REQUIREMENT =>
How many lines in the records below hold the string "this"? Answer with the number alone.

* begin PROVIDED MATERIAL *

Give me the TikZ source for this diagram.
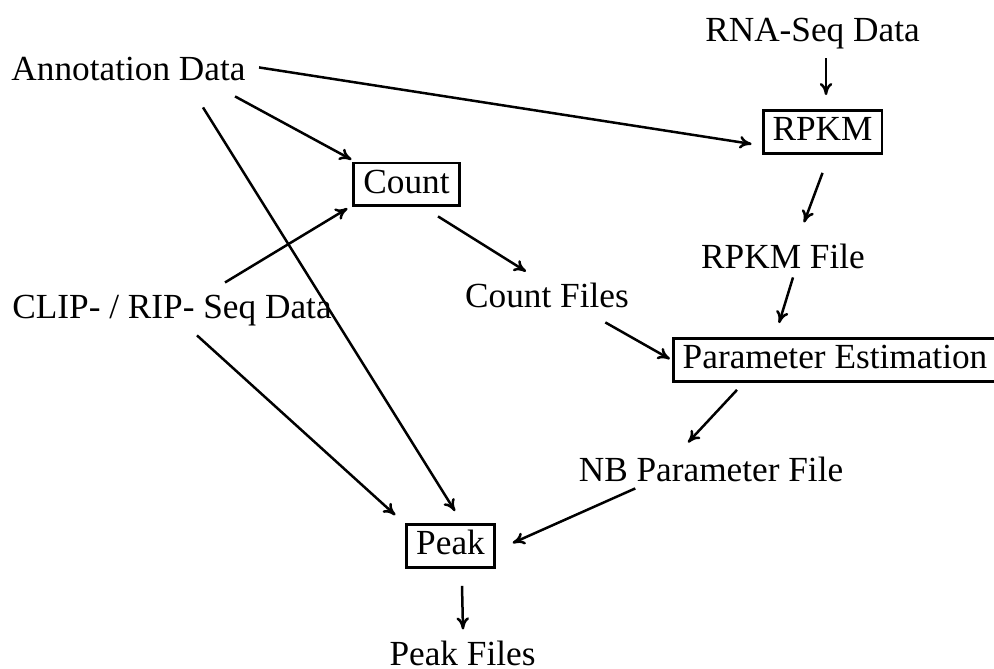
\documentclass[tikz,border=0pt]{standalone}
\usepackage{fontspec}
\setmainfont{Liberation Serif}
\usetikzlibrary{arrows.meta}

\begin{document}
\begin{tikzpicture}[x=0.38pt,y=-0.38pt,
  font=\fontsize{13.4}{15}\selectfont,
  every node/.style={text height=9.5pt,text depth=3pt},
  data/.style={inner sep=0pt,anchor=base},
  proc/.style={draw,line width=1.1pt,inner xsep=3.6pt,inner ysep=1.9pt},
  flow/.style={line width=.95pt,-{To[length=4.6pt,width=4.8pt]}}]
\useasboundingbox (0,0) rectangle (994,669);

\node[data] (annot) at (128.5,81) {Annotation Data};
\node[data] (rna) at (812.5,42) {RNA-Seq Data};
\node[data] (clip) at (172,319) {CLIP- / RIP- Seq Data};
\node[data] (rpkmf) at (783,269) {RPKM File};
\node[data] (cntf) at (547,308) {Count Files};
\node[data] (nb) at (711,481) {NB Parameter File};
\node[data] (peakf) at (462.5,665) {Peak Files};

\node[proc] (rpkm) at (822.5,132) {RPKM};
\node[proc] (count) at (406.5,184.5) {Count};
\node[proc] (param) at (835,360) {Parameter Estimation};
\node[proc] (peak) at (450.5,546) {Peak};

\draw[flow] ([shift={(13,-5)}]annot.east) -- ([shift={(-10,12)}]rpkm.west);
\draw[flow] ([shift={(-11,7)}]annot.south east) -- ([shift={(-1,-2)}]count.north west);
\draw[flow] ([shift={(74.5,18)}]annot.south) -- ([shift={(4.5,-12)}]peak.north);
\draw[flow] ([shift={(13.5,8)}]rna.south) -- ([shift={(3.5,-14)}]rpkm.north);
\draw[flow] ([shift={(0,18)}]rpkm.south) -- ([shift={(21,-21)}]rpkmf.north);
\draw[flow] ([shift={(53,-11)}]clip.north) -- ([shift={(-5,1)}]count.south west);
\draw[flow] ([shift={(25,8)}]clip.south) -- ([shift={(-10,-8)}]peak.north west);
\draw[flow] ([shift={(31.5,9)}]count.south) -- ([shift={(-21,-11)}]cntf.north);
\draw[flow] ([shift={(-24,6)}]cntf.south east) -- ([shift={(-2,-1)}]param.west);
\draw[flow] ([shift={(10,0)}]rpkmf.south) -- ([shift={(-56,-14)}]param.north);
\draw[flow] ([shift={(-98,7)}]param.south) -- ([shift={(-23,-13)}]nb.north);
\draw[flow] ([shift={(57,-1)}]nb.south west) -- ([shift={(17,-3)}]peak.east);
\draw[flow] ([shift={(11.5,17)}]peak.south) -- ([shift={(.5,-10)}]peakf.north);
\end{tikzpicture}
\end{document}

* end PROVIDED MATERIAL *
* begin PROVIDED MATERIAL *

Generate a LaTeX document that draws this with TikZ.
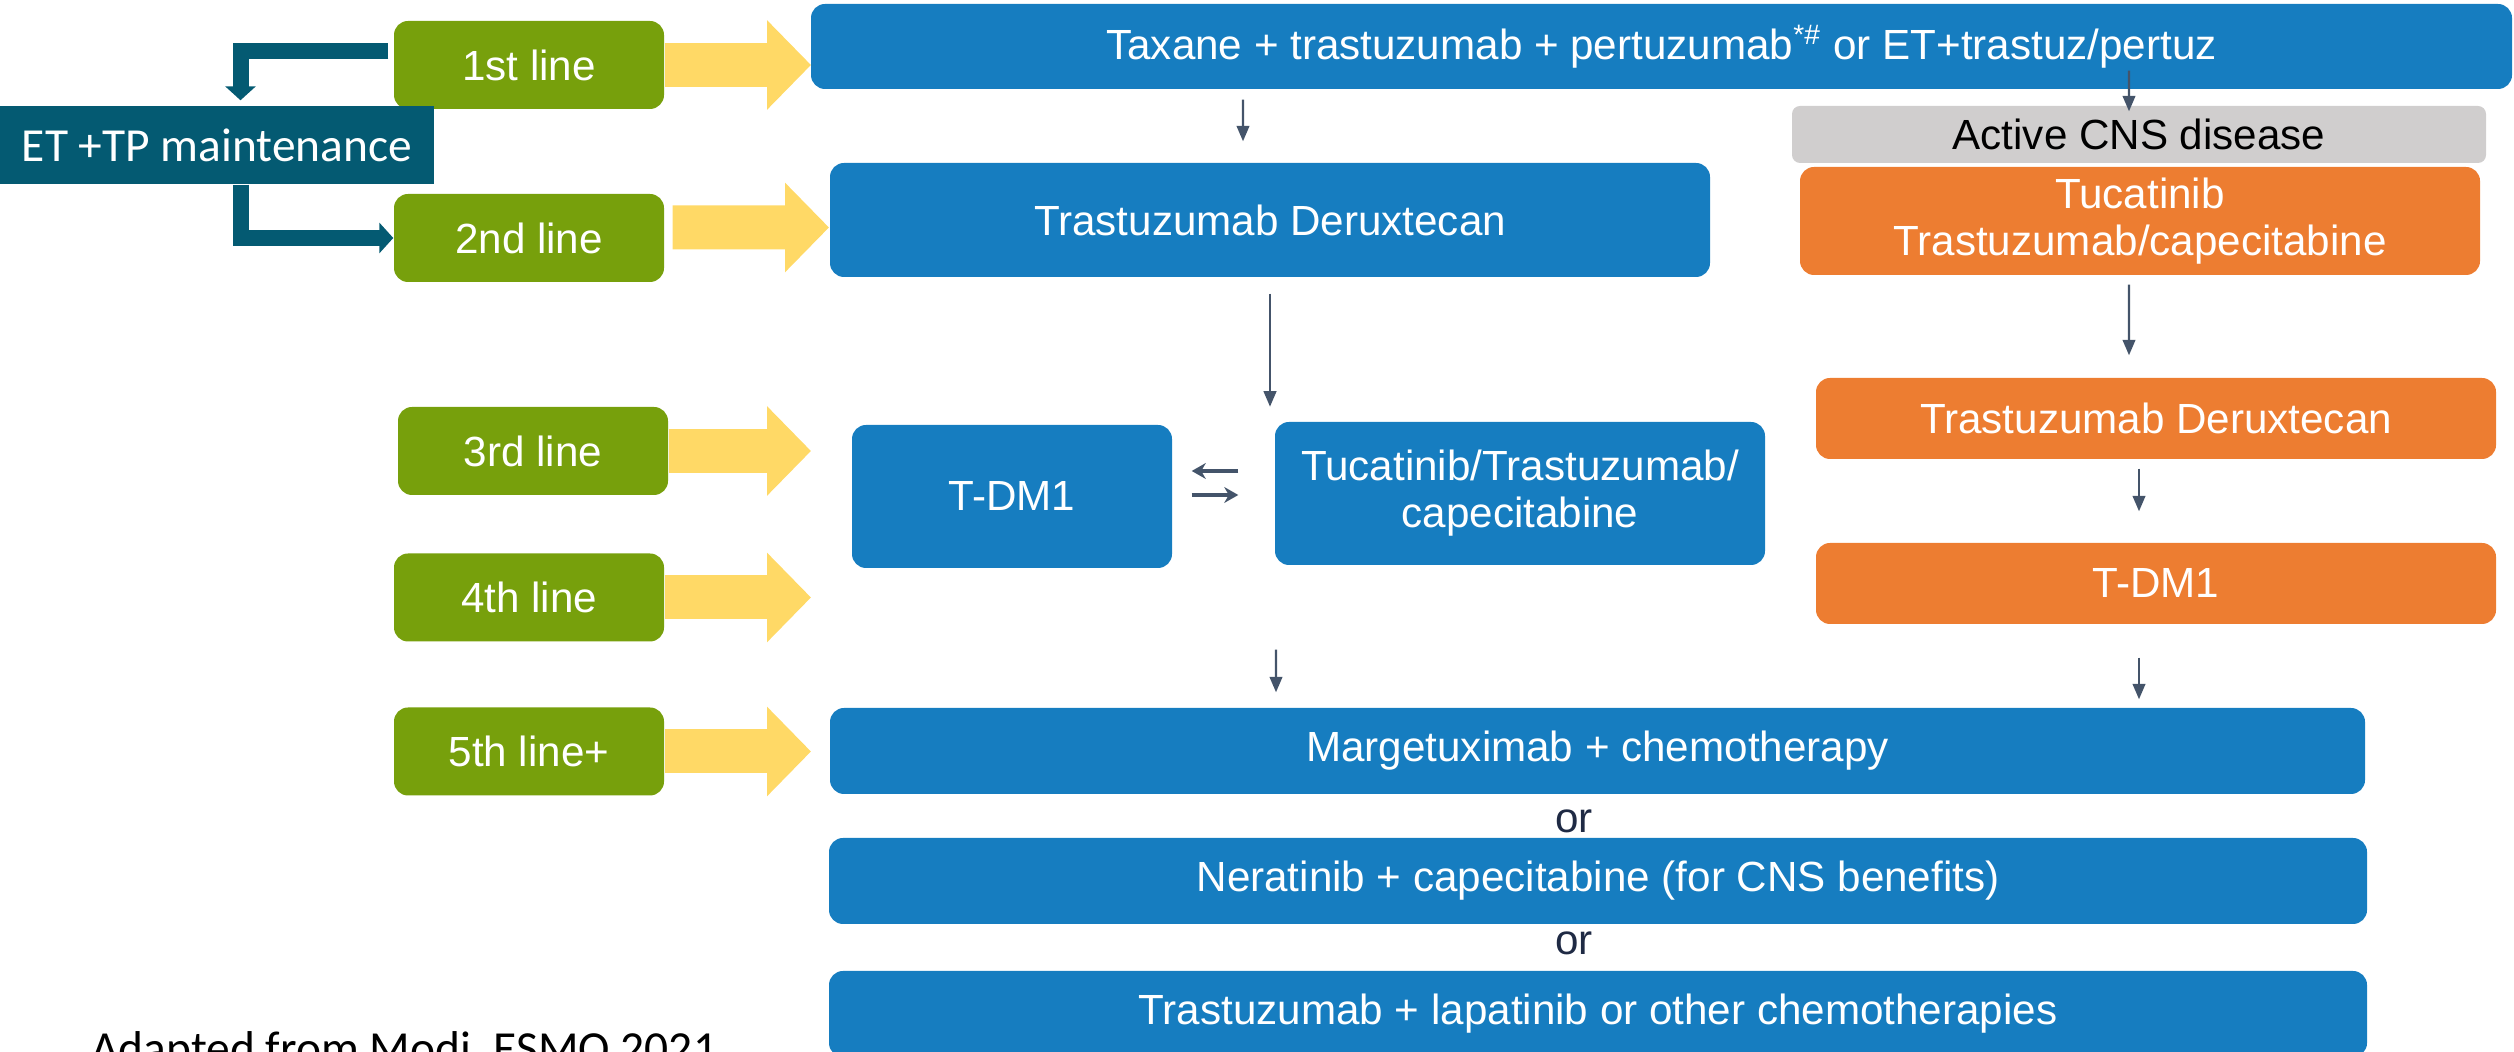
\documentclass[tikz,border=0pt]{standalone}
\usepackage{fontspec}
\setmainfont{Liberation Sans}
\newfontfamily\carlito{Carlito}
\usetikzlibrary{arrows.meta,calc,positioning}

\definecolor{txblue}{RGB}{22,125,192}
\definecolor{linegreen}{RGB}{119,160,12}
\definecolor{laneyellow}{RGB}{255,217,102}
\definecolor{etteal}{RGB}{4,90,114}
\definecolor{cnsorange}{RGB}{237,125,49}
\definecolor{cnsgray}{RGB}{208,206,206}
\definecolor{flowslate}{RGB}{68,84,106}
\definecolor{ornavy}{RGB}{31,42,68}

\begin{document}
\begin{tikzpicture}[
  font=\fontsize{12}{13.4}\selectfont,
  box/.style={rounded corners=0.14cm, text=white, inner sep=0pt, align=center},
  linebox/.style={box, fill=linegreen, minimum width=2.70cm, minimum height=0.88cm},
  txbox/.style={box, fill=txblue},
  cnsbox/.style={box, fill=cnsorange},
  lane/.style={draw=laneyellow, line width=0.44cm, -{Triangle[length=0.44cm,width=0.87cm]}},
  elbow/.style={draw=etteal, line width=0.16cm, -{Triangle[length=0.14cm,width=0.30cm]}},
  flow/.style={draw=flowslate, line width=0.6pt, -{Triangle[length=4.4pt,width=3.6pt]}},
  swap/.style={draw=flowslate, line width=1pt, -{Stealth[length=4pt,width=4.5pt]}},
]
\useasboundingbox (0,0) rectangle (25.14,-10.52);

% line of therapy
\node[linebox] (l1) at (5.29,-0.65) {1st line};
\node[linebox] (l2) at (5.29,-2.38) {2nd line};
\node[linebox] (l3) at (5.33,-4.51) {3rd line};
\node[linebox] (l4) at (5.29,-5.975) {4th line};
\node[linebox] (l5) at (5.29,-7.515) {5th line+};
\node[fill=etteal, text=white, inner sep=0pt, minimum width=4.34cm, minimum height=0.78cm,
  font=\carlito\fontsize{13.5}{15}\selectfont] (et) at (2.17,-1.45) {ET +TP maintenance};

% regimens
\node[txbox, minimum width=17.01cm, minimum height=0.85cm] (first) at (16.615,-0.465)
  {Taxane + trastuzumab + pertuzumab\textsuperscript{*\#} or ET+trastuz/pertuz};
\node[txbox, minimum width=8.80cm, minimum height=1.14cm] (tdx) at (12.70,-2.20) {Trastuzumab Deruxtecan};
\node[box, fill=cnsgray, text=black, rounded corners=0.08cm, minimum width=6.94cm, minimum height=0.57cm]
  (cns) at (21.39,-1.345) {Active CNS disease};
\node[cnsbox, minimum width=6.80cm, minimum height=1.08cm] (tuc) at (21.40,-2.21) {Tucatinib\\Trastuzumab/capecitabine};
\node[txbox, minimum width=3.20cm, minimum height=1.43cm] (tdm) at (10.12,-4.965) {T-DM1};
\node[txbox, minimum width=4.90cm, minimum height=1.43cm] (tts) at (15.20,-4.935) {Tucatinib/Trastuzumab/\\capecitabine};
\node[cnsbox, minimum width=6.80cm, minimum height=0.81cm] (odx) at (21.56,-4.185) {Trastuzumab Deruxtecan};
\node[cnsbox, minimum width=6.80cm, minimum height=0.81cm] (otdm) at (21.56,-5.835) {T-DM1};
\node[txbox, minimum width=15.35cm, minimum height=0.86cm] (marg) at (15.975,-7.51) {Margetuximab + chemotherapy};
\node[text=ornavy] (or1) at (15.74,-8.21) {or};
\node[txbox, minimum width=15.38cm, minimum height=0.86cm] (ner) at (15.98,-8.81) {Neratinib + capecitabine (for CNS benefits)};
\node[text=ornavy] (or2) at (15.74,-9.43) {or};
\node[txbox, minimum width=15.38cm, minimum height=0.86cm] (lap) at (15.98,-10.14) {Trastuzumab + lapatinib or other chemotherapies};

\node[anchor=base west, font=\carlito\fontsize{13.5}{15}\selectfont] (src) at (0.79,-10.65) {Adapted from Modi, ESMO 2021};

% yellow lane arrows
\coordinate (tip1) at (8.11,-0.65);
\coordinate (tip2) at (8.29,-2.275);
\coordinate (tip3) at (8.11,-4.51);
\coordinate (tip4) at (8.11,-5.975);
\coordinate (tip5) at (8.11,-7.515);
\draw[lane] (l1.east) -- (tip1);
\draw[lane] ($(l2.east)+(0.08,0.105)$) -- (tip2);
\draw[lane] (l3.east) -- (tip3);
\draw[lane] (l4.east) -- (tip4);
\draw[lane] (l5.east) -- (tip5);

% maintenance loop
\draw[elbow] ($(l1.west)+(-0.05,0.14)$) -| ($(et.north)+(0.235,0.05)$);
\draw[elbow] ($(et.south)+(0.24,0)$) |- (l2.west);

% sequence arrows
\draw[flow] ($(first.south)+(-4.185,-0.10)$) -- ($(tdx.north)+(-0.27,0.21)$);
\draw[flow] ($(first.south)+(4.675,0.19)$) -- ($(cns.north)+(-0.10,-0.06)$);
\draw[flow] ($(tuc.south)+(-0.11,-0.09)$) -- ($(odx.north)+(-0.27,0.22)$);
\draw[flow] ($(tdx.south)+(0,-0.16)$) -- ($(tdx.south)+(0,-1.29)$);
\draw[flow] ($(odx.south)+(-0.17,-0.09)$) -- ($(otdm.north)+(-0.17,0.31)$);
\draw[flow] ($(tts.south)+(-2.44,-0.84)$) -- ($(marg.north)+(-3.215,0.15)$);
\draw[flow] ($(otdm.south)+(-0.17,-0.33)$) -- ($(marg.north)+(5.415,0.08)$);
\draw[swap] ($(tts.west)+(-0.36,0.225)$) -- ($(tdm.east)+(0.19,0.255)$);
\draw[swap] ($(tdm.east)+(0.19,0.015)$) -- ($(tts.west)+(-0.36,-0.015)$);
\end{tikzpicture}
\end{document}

* end PROVIDED MATERIAL *

RESULT =>
2